--- START OF INPUT ROWS ---
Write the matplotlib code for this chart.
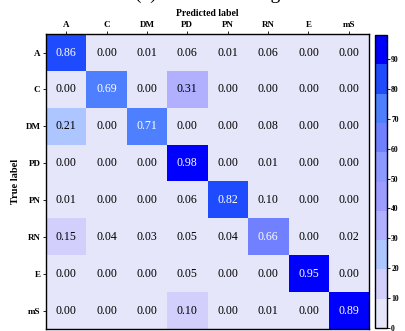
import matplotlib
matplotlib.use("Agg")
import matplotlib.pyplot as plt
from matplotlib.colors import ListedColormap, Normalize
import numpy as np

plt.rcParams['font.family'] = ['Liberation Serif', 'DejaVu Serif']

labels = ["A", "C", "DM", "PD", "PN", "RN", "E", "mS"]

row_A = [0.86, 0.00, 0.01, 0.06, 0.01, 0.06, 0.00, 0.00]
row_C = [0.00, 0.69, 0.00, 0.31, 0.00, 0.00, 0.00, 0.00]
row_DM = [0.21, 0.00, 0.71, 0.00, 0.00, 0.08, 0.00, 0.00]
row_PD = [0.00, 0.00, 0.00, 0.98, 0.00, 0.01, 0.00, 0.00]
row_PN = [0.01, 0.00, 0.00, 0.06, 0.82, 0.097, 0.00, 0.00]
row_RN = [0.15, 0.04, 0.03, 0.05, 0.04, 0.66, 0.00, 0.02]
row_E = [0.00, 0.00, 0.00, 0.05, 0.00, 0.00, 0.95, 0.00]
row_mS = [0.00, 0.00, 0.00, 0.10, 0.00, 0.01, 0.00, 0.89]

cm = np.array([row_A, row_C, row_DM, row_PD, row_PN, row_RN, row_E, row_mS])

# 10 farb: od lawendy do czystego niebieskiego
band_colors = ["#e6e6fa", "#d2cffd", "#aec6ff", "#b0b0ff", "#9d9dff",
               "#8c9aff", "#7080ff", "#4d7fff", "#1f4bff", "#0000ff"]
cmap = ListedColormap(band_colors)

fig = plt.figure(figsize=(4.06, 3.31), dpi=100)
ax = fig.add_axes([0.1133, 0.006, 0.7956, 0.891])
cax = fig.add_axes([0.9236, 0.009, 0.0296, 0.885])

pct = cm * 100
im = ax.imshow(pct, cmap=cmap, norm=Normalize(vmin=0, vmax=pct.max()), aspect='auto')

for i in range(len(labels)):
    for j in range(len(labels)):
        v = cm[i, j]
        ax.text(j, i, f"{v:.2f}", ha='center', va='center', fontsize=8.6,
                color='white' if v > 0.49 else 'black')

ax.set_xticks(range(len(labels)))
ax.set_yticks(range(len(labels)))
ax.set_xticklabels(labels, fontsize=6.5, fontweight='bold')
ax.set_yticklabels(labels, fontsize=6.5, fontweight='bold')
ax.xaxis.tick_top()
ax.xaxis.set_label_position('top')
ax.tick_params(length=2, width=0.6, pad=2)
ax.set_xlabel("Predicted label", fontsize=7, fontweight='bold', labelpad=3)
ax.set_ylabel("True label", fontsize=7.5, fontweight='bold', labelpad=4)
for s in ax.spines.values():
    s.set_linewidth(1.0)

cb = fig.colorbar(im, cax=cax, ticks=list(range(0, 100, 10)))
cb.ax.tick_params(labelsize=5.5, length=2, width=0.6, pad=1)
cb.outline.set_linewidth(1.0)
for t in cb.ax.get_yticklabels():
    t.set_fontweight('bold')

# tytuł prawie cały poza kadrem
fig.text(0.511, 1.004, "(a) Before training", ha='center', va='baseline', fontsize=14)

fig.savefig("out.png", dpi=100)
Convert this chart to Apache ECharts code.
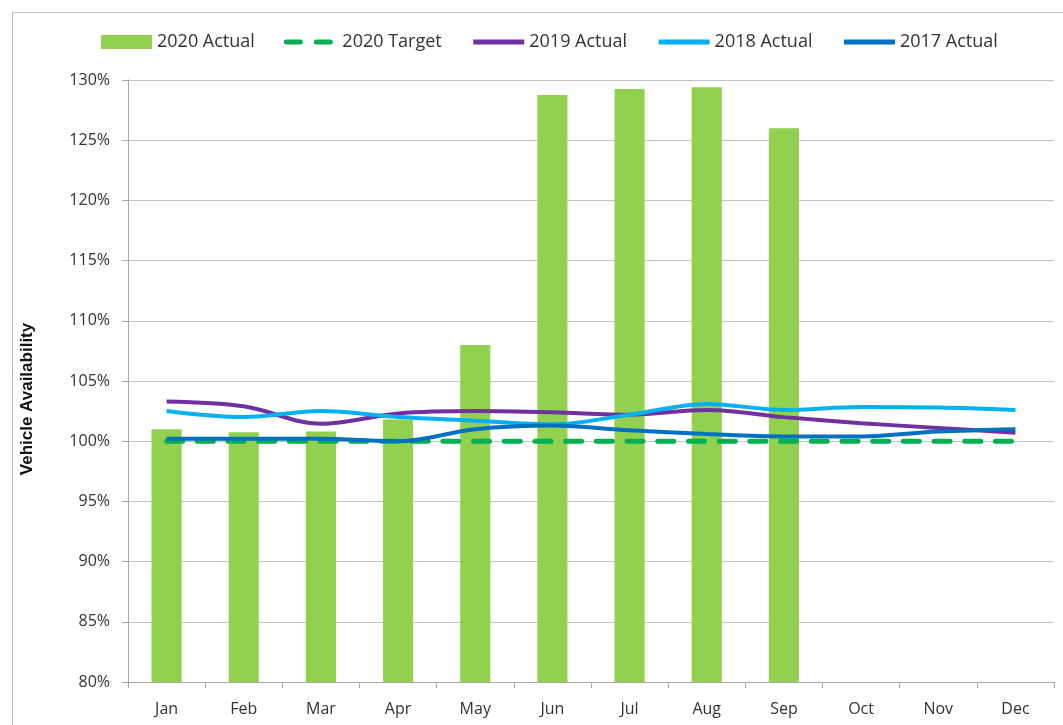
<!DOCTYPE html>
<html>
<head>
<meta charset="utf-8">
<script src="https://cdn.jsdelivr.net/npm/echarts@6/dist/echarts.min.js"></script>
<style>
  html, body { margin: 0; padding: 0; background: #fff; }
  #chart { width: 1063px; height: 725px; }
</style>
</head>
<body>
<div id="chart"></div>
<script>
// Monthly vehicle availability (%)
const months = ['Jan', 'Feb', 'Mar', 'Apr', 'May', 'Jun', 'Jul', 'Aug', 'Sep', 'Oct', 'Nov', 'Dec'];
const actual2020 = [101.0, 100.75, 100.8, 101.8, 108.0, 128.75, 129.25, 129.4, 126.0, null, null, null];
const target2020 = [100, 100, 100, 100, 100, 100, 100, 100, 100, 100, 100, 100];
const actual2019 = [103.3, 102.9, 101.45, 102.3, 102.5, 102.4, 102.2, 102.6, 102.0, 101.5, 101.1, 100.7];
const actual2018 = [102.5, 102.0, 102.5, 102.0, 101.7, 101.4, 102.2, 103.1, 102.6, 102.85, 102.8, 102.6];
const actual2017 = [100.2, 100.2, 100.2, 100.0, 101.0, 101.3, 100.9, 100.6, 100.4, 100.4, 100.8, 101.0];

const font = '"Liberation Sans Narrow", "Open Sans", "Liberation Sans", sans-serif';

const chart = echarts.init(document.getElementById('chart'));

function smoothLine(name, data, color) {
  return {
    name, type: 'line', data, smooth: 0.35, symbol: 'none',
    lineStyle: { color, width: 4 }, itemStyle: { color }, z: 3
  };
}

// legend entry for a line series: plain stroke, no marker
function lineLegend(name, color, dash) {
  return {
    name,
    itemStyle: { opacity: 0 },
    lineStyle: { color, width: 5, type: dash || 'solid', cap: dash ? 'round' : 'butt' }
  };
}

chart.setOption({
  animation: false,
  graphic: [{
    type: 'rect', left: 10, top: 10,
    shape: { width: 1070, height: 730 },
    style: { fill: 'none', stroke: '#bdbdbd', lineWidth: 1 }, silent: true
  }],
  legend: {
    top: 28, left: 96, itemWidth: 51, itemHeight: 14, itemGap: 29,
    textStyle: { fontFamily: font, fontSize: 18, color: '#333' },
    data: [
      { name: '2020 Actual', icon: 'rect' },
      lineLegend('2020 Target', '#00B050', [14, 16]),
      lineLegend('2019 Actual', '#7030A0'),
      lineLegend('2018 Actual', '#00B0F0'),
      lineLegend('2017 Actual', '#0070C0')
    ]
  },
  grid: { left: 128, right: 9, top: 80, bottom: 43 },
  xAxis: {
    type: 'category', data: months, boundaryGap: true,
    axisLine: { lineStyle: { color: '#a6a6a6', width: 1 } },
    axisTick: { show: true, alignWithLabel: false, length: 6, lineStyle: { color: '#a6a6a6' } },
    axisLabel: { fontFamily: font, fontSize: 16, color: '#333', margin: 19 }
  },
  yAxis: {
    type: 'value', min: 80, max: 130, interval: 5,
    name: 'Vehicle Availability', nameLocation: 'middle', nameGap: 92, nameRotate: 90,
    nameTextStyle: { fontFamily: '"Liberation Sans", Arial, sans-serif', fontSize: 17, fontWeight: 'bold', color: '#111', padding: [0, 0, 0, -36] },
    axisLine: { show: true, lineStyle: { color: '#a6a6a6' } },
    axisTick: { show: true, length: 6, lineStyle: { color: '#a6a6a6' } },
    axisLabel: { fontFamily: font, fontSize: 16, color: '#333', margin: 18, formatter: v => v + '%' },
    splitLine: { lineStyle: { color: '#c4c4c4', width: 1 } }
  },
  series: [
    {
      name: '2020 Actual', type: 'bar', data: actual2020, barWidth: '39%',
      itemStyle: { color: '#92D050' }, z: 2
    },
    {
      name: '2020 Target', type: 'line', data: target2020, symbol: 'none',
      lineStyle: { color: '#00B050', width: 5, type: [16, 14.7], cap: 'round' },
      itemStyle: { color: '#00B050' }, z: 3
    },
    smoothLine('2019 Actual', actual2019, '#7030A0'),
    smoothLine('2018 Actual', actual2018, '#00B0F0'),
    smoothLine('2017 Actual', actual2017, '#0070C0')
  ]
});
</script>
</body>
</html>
--- END OF INPUT ROWS ---
Collect every line from the records above that contains the word "code".

Write the matplotlib code for this chart.
Convert this chart to Apache ECharts code.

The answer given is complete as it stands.